O sincretismo religioso é representado em retratos de chefes espirituais do candomblé, fotografias e fantasias das festas religiosas trazidas pelos portugueses e adaptadas ao Brasil. Uma plotagem da pintura do teto da nave central da Ordem Terceira de São Francisco de Assis, em Ouro Preto (MG), feita no século 18 por Manoel da Costa Ataíde, mostra uma Nossa Senhora da Porciúncula e dois anjinhos de traços negros.
"Ataíde era casado com uma negra e tinha dois filhos mulatos, e essa é uma homenagem que faz a eles", explica Emanoel Araújo.
Há também imagens de santos e uma parede dedicada a ex-votos.

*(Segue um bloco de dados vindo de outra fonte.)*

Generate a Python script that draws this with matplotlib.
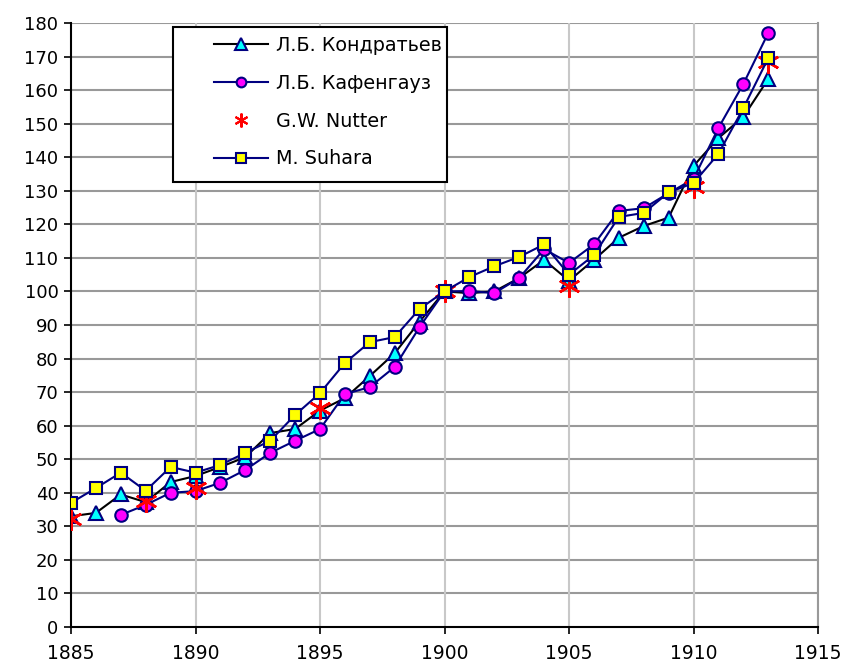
import matplotlib
matplotlib.use("Agg")
import matplotlib.pyplot as plt
from matplotlib.patches import Rectangle
from matplotlib.lines import Line2D

plt.rcParams['font.family'] = ['DejaVu Sans']

years_k = list(range(1885, 1914))
kondratiev = [33, 34, 39.5, 37.2, 43.2, 45, 47.7, 50.6, 57.8, 59, 64.5, 68.2, 74.8, 81.6, 91,
              100, 99.5, 100, 104, 109.4, 103.2, 109.4, 116, 119.5, 122, 137.4, 145.7, 152, 163.3]

years_kf = list(range(1887, 1914))
kafengauz = [33.4, 36.4, 40, 40.5, 43, 46.8, 51.9, 55.5, 59, 69.4, 71.5, 77.5, 89.4,
             100, 100.1, 99.5, 104, 112.6, 108.5, 114, 124, 124.8, 129.3, 133.5, 148.7, 161.8, 177]

years_n = [1885, 1888, 1890, 1895, 1900, 1905, 1910, 1913]
nutter = [32.2, 37.5, 41.5, 65.3, 100, 101.5, 131, 168.4]

years_s = list(range(1885, 1914))
suhara = [37, 41.4, 46, 40.6, 47.7, 46, 48.3, 51.9, 55.5, 63.2, 69.7, 78.7, 84.9, 86.4, 94.8,
          100, 104.3, 107.5, 110.3, 114, 105, 110.8, 122.2, 123.4, 129.5, 132.3, 141, 154.6, 169.5]

labels = ['Л.Б. Кондратьев', 'Л.Б. Кафенгауз', 'G.W. Nutter', 'M. Suhara']

navy = '#000080'

fig = plt.figure(figsize=(8.41, 6.68), dpi=100)
ax = fig.add_axes([71/841, 1-627/668, (818-71)/841, (627-23)/668])

ax.set_xlim(1885, 1915)
ax.set_ylim(0, 180)
ax.set_xticks(range(1885, 1916, 5))
ax.set_yticks(range(0, 181, 10))

for y in range(10, 181, 10):
    ax.axhline(y, color='#999999', lw=1.5, zorder=0)
for x in range(1890, 1916, 5):
    ax.axvline(x, color='#c8c8c8', lw=1.5, zorder=0)

ax.spines['top'].set_visible(False)
ax.spines['right'].set_color('#999999')
ax.spines['right'].set_linewidth(1.5)
ax.spines['left'].set_linewidth(1.5)
ax.spines['bottom'].set_linewidth(1.5)

ax.tick_params(axis='both', direction='out', length=5, width=1.2, labelsize=13, colors='black')
ax.tick_params(axis='x', pad=7, labelsize=13.5)
ax.tick_params(axis='y', pad=4)

h1, = ax.plot(years_k, kondratiev, color='black', lw=1.5, marker='^', ms=10,
              mfc='#00FFFF', mec=navy, mew=1.5, zorder=3)
h2, = ax.plot(years_kf, kafengauz, color=navy, lw=1.5, marker='o', ms=9,
              mfc='#FF00FF', mec=navy, mew=1.5, zorder=4)
h3, = ax.plot(years_n, nutter, color='red', lw=0, marker=(6, 2, 0), ms=16,
              mew=1.8, mec='red', zorder=5)
h4, = ax.plot(years_s, suhara, color=navy, lw=1.5, marker='s', ms=9,
              mfc='#FFFF00', mec=navy, mew=1.5, zorder=6)

# legend frame
x0 = (173-71)/747
y1 = 1-(27-23)/604
w = (447-173)/747
h = (182-27)/604
ax.add_patch(Rectangle((x0, y1-h), w, h, transform=ax.transAxes, facecolor='white',
                       edgecolor='black', lw=1.5, zorder=10))

lh = [Line2D([], [], color='black', lw=1.5, marker='^', ms=8, mfc='#00FFFF', mec=navy, mew=1.5),
      Line2D([], [], color=navy, lw=1.5, marker='o', ms=7, mfc='#FF00FF', mec=navy, mew=1.5),
      Line2D([], [], color='red', lw=0, marker=(6, 2, 0), ms=10, mec='red', mew=1.5),
      Line2D([], [], color=navy, lw=1.5, marker='s', ms=7, mfc='#FFFF00', mec=navy, mew=1.5)]
leg = ax.legend(lh, labels, loc='upper left',
                bbox_to_anchor=((216-71)/747 - 0.003, 1-(36-23)/604),
                frameon=False, fontsize=13.8, handlelength=2.85, handletextpad=0.4,
                labelspacing=0.98, borderaxespad=0, borderpad=0)
leg.set_zorder(11)

fig.savefig('out.png', dpi=100)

A arte contemporânea não fica de fora. Obras de artistas plásticos como Mestre Didi, Rubem Valentim, fotografias de Mario Cravo Neto, Walter Firmo, Pierre Verger e Madalena Schwartz retratam personalidades e festividades que fazem parte da cultura afro-brasileira. As fotos de Verger estão dispostas duas a duas, estabelecendo paralelos entre os mesmos cultos realizados na África e no Brasil.
As personalidades também são lembradas no "Túnel da Memória", uma galeria de dezenas de fotos. E há ainda litografias, aquarelas e reproduções plotadas de obras de Rugendas e Debret, além de fotografias do pioneiro Victor Frond e pinturas acadêmicas do século 19 feitas por artistas negros.
As peças pertencem a coleções particulares e ao Museu do Ipiranga, em São Paulo. Muitas delas são da coleção do próprio Emanoel Araújo, que as vem juntando há 20 anos e já planeja um museu sobre o tema na Bela Vista. "É a memória dessas pessoas que, a despeito de todas as coisas, construiu um imaginário, nosso imaginário. É isso que faz do Brasil um país muito original", diz.


NEGRAS MEMÓRIAS, MEMÓRIAS DE NEGROS - O IMAGINÁRIO LUSO-AFRO-BRASILEIRO E A HERANÇA DA ESCRAVIDÃO. Quando: hoje, às 19h; de ter. a sáb., das 10h às 20h; dom., das 10h às 19h; até 29/6. Onde: galeria de arte do Sesi (av. Paulista, 1.313, tel. 0/xx/11/3146-7405). Quanto: entrada franca.